I just love that verse. It reminds me that we have received this good news together. It reminds me that this good news gives us the ground to stand on together when all else is lost. It also reminds me that our experience here on earth is one of “being saved”. There’s an ongoing process of “being saved” that ebbs and flows throughout our lives. That means there is someone doing the saving, and that someone is none other than the one who created the universe out of love and curiosity and wonder.

The author of life is so much more than we can conceive. God came to us through the person, the work, the teaching, and the self-offering, redemptive, and restorative love of Jesus. Even that is sometimes too much for us to get. God comes to us through those that follow Jesus in community together.

Sure, there are times when being off in creation reconnects us to the Creator, but it is in the messiness of our lives together that we come face to face with our own need for redemption.

So, it was, even on the first Easter, when three women woke up with the sun to go and offer care for the body of Jesus – whom they saw die on the cross— and in their way they wondered who will roll away the stone? or as Rev. Eric Fistler suggests, “Who will open the door to our memories?”

You see, the word for “stone” has its roots in the idea of memory. It’s where we get the idea of a memorial from. So often we set up memorials in our culture. We memorialize events and people through plaques and statues, and that’s a good thing to do.

Yet there are times that we set up our memorials in ways that also limit our ability to move forward. For the women, this memorial was an unmovable thing, and yet it became the thing that reminds us today of the power and abundance of God’s love.

Not only that, it serves to remind them, and us, of the promises that he made before his death. But, more than that, it stands as a challenge for us to remember that the empty tomb is not an end. It is a new challenge with renewed hope that demands our response.

For these women it was overwhelming. They had come to fulfill the religious duty of embalming a body and instead they were confronted with a new story to tell. A new story that changed their understanding of the world.  We know that the story did not end with their silence.

Even though this story was shared for generations before it was amended, we know that the story ends this way as a challenge to the way in which we tell our story. It ends this way because we are left with the task of deciding whether we are going to let our baskets be filled with religious obligation or true proclamation!

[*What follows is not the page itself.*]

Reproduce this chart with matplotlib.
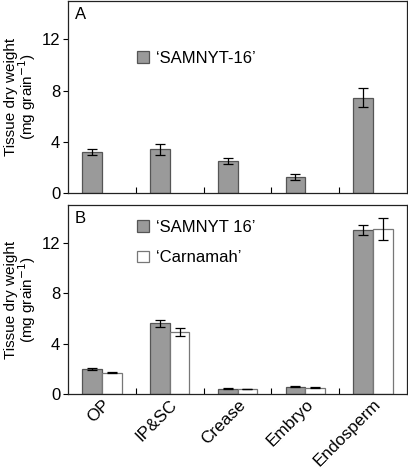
import matplotlib
matplotlib.use("Agg")
import matplotlib.pyplot as plt
import numpy as np

plt.rcParams['font.family'] = ['Liberation Sans', 'DejaVu Sans']

categories = ["OP", "IP&SC", "Crease", "Embryo", "Endosperm"]

# Panel A: 'SAMNYT-16'
a_vals = [3.2, 3.4, 2.5, 1.25, 7.45]
a_err = [0.26, 0.45, 0.22, 0.25, 0.73]

# Panel B
b_samnyt = [2.0, 5.6, 0.42, 0.57, 13.0]
b_samnyt_err = [0.08, 0.27, 0.05, 0.05, 0.42]
b_carnamah = [1.7, 4.9, 0.4, 0.5, 13.1]
b_carnamah_err = [0.07, 0.33, 0.03, 0.04, 0.88]

yticks = [0, 4, 8, 12]

W, H = 408, 471
fig = plt.figure(figsize=(W / 100, H / 100), dpi=100)

gray = '#9a9a9a'
gray_edge = '#555555'
white_edge = '#777777'
bw = 0.29
x = np.arange(len(categories))

def style(ax):
    ax.set_xlim(-0.5, 4.5)
    ax.set_ylim(0, 15)
    ax.set_yticks(yticks)
    ax.tick_params(axis='y', direction='out', length=3.5, width=0.8, labelsize=12, pad=2)
    ax.set_xticks(x)
    ax.set_xticks(np.arange(0.5, 4.5, 1.0), minor=True)
    ax.tick_params(axis='x', which='major', length=0)
    ax.tick_params(axis='x', which='minor', direction='in', length=4, width=0.8)
    for s in ax.spines.values():
        s.set_linewidth(0.9)
        s.set_color('#222222')
    ax.set_ylabel("Tissue dry weight\n(mg grain$^{-1}$)", fontsize=11, linespacing=0.9)
    ax.yaxis.set_label_coords(-0.088, 0.5)

ekw = dict(ecolor='black', elinewidth=0.9, capsize=3.3, capthick=0.9)

# Panel A
axA = fig.add_axes([68 / W, 1 - 193 / H, 339 / W, 192 / H])
axA.bar(x - bw / 2, a_vals, bw, color=gray, edgecolor=gray_edge, linewidth=0.9,
        yerr=a_err, error_kw=ekw, label="\u2018SAMNYT-16\u2019")
style(axA)
axA.set_xticklabels([])
axA.text(0.02, 0.97, "A", transform=axA.transAxes, fontsize=12, va='top', ha='left')
axA.legend(loc='upper left', bbox_to_anchor=(0.17, 0.80), frameon=False, fontsize=12,
           handlelength=0.7, handleheight=0.7, handletextpad=0.4, borderpad=0.2)

# Panel B
axB = fig.add_axes([68 / W, 1 - 394 / H, 339 / W, 189 / H])
axB.bar(x - bw / 2, b_samnyt, bw, color=gray, edgecolor=gray_edge, linewidth=0.9,
        yerr=b_samnyt_err, error_kw=ekw, label="\u2018SAMNYT 16\u2019")
axB.bar(x + bw / 2, b_carnamah, bw, color='white', edgecolor=white_edge, linewidth=0.9,
        yerr=b_carnamah_err, error_kw=ekw, label="\u2018Carnamah\u2019")
style(axB)
axB.set_xticklabels(categories, rotation=45, ha='right', rotation_mode='anchor', fontsize=12.3)
axB.tick_params(axis='x', which='major', pad=2)
axB.text(0.02, 0.97, "B", transform=axB.transAxes, fontsize=12, va='top', ha='left')
axB.legend(loc='upper left', bbox_to_anchor=(0.17, 0.985), frameon=False, fontsize=12,
           handlelength=0.7, handleheight=0.7, handletextpad=0.4, borderpad=0.2,
           labelspacing=0.95)

fig.savefig("out.png", dpi=100)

What have we to proclaim? He is risen! He is risen indeed. So what? So, death and sin do not have the final word! OK, now what? Now we have to find a way to respond that respects life and calls everyone to the banquet. However, in the mean time we have this foretaste, this morsel, this celebratory feast that needs nothing more than a nibble and a sip to let us know that redemption has come- and even more- is coming!

Yes, my friends, we are being saved – even here and even now. The only question is, how will we respond? My hope is that we will continue proclaiming the good news that Jesus saves us from sin and death and the separation from one another that steals our own humanity. My expectation is that we will continue to work out our experience of redemption in the messiness of living together.

For there is this great banquet that has been spread before us. It is a banquet of grace and mercy that commands our response – of which there is only one – and that is to love as we have been loved. That’s a gift that is better than any basket, or rich food, or fine wine, or even – dare I say it – chocolate. And thanks be to God for that, now and always, Amen.